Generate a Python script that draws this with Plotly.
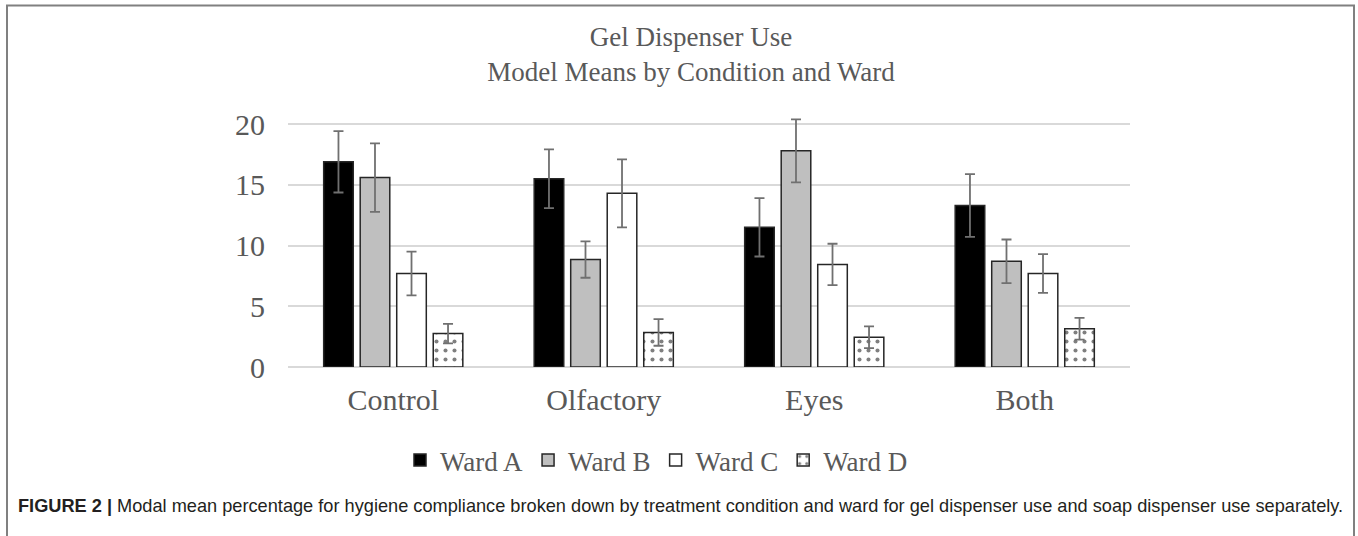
import plotly.graph_objects as go

# ---- data ----
conditions = ["Control", "Olfactory", "Eyes", "Both"]
wards = ["Ward A", "Ward B", "Ward C", "Ward D"]
ward_a = [16.9, 15.5, 11.5, 13.3]
ward_b = [15.6, 8.85, 17.8, 8.7]
ward_c = [7.7, 14.3, 8.45, 7.7]
ward_d = [2.75, 2.85, 2.45, 3.15]
err_a = [2.53, 2.42, 2.4, 2.58]
err_b = [2.82, 1.5, 2.6, 1.8]
err_c = [1.8, 2.8, 1.7, 1.6]
err_d = [0.8, 1.1, 0.9, 0.9]
y_ticks = [0, 5, 10, 15, 20]

W, H = 1358, 536
L, R = 288, 1130          # plot area in px
Y0PX = 366.7              # pixel of value 0
YMAX = 21
PX_PER = 12.12
TOP = Y0PX - YMAX * PX_PER


def px_x(px):
    return (px - L) / (R - L)


def px_y(py):
    return (Y0PX - py) / (Y0PX - TOP)


TXT = "#595959"
SERIF = "Liberation Serif, Times New Roman, serif"
EDGE = "#262626"
ERRC = "#707070"

series = [
    (wards[0], ward_a, err_a, dict(color="#000000")),
    (wards[1], ward_b, err_b, dict(color="#bfbfbf")),
    (wards[2], ward_c, err_c, dict(color="#ffffff")),
    (wards[3], ward_d, err_d, dict(color="#ffffff",
                                   pattern=dict(shape=".", fgcolor="#000000",
                                                bgcolor="#ffffff", size=9,
                                                solidity=0.16, fillmode="overlay"))),
]

fig = go.Figure()
for name, vals, errs, mk in series:
    marker = dict(mk)
    marker["line"] = dict(color=EDGE, width=1.5)
    fig.add_trace(go.Bar(
        name=name, x=conditions, y=vals, marker=marker,
        error_y=dict(type="data", array=errs, visible=True,
                     color=ERRC, thickness=1.8, width=5),
    ))

fig.update_layout(
    width=W, height=H,
    margin=dict(l=L, r=W - R, t=TOP, b=H - Y0PX, pad=0),
    paper_bgcolor="white", plot_bgcolor="white",
    barmode="group", bargap=0.306, bargroupgap=0.19,
    font=dict(family=SERIF, color=TXT),
    title=dict(text="Gel Dispenser Use<br>Model Means by Condition and Ward",
               x=691 / W, xref="container", xanchor="center",
               y=1 - 46 / H, yref="container", yanchor="top",
               font=dict(family=SERIF, size=27, color=TXT)),
    legend=dict(orientation="h", x=px_x(400), y=px_y(460),
                xanchor="left", yanchor="middle",
                font=dict(family=SERIF, size=27, color=TXT),
                itemclick=False, traceorder="normal"),
    showlegend=True,
)
fig.update_xaxes(showgrid=False, showline=False, ticks="",
                 tickfont=dict(family=SERIF, size=30, color=TXT),
                 ticklabelstandoff=12)
fig.update_yaxes(range=[0, YMAX], tickvals=y_ticks, showgrid=True,
                 gridcolor="#d9d9d9", gridwidth=1.5, zeroline=True,
                 zerolinecolor="#d9d9d9", zerolinewidth=1.5, showline=False,
                 ticks="", tickfont=dict(family=SERIF, size=30, color=TXT),
                 ticklabelstandoff=22)

# frame around the figure
fig.add_shape(type="rect", xref="paper", yref="paper",
              x0=px_x(7), x1=px_x(1354), y0=px_y(560), y1=px_y(6),
              line=dict(color="#808080", width=2), fillcolor="rgba(0,0,0,0)",
              layer="below")

fig.add_annotation(
    xref="paper", yref="paper", x=px_x(16), y=px_y(505),
    xanchor="left", yanchor="middle", showarrow=False,
    text="<b>FIGURE 2 |</b> Modal mean percentage for hygiene compliance broken down by treatment condition and ward for gel dispenser use and soap dispenser use separately.",
    font=dict(family="Liberation Sans, Arial, sans-serif", size=18.2, color="#231f20"),
)

fig.write_html(
    "out.html",
    config={"displayModeBar": False},
    post_script="document.body.style.margin='0';document.body.style.padding='0';",
)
***
• _Given task_:
Reproduce the full listing faithfully, but do not carry over any pictures.

• _Written response_:
Generate a Python script that draws this with Plotly.
import plotly.graph_objects as go

# ---- data ----
conditions = ["Control", "Olfactory", "Eyes", "Both"]
wards = ["Ward A", "Ward B", "Ward C", "Ward D"]
ward_a = [16.9, 15.5, 11.5, 13.3]
ward_b = [15.6, 8.85, 17.8, 8.7]
ward_c = [7.7, 14.3, 8.45, 7.7]
ward_d = [2.75, 2.85, 2.45, 3.15]
err_a = [2.53, 2.42, 2.4, 2.58]
err_b = [2.82, 1.5, 2.6, 1.8]
err_c = [1.8, 2.8, 1.7, 1.6]
err_d = [0.8, 1.1, 0.9, 0.9]
y_ticks = [0, 5, 10, 15, 20]

W, H = 1358, 536
L, R = 288, 1130          # plot area in px
Y0PX = 366.7              # pixel of value 0
YMAX = 21
PX_PER = 12.12
TOP = Y0PX - YMAX * PX_PER


def px_x(px):
    return (px - L) / (R - L)


def px_y(py):
    return (Y0PX - py) / (Y0PX - TOP)


TXT = "#595959"
SERIF = "Liberation Serif, Times New Roman, serif"
EDGE = "#262626"
ERRC = "#707070"

series = [
    (wards[0], ward_a, err_a, dict(color="#000000")),
    (wards[1], ward_b, err_b, dict(color="#bfbfbf")),
    (wards[2], ward_c, err_c, dict(color="#ffffff")),
    (wards[3], ward_d, err_d, dict(color="#ffffff",
                                   pattern=dict(shape=".", fgcolor="#000000",
                                                bgcolor="#ffffff", size=9,
                                                solidity=0.16, fillmode="overlay"))),
]

fig = go.Figure()
for name, vals, errs, mk in series:
    marker = dict(mk)
    marker["line"] = dict(color=EDGE, width=1.5)
    fig.add_trace(go.Bar(
        name=name, x=conditions, y=vals, marker=marker,
        error_y=dict(type="data", array=errs, visible=True,
                     color=ERRC, thickness=1.8, width=5),
    ))

fig.update_layout(
    width=W, height=H,
    margin=dict(l=L, r=W - R, t=TOP, b=H - Y0PX, pad=0),
    paper_bgcolor="white", plot_bgcolor="white",
    barmode="group", bargap=0.306, bargroupgap=0.19,
    font=dict(family=SERIF, color=TXT),
    title=dict(text="Gel Dispenser Use<br>Model Means by Condition and Ward",
               x=691 / W, xref="container", xanchor="center",
               y=1 - 46 / H, yref="container", yanchor="top",
               font=dict(family=SERIF, size=27, color=TXT)),
    legend=dict(orientation="h", x=px_x(400), y=px_y(460),
                xanchor="left", yanchor="middle",
                font=dict(family=SERIF, size=27, color=TXT),
                itemclick=False, traceorder="normal"),
    showlegend=True,
)
fig.update_xaxes(showgrid=False, showline=False, ticks="",
                 tickfont=dict(family=SERIF, size=30, color=TXT),
                 ticklabelstandoff=12)
fig.update_yaxes(range=[0, YMAX], tickvals=y_ticks, showgrid=True,
                 gridcolor="#d9d9d9", gridwidth=1.5, zeroline=True,
                 zerolinecolor="#d9d9d9", zerolinewidth=1.5, showline=False,
                 ticks="", tickfont=dict(family=SERIF, size=30, color=TXT),
                 ticklabelstandoff=22)

# frame around the figure
fig.add_shape(type="rect", xref="paper", yref="paper",
              x0=px_x(7), x1=px_x(1354), y0=px_y(560), y1=px_y(6),
              line=dict(color="#808080", width=2), fillcolor="rgba(0,0,0,0)",
              layer="below")

fig.add_annotation(
    xref="paper", yref="paper", x=px_x(16), y=px_y(505),
    xanchor="left", yanchor="middle", showarrow=False,
    text="<b>FIGURE 2 |</b> Modal mean percentage for hygiene compliance broken down by treatment condition and ward for gel dispenser use and soap dispenser use separately.",
    font=dict(family="Liberation Sans, Arial, sans-serif", size=18.2, color="#231f20"),
)

fig.write_html(
    "out.html",
    config={"displayModeBar": False},
    post_script="document.body.style.margin='0';document.body.style.padding='0';",
)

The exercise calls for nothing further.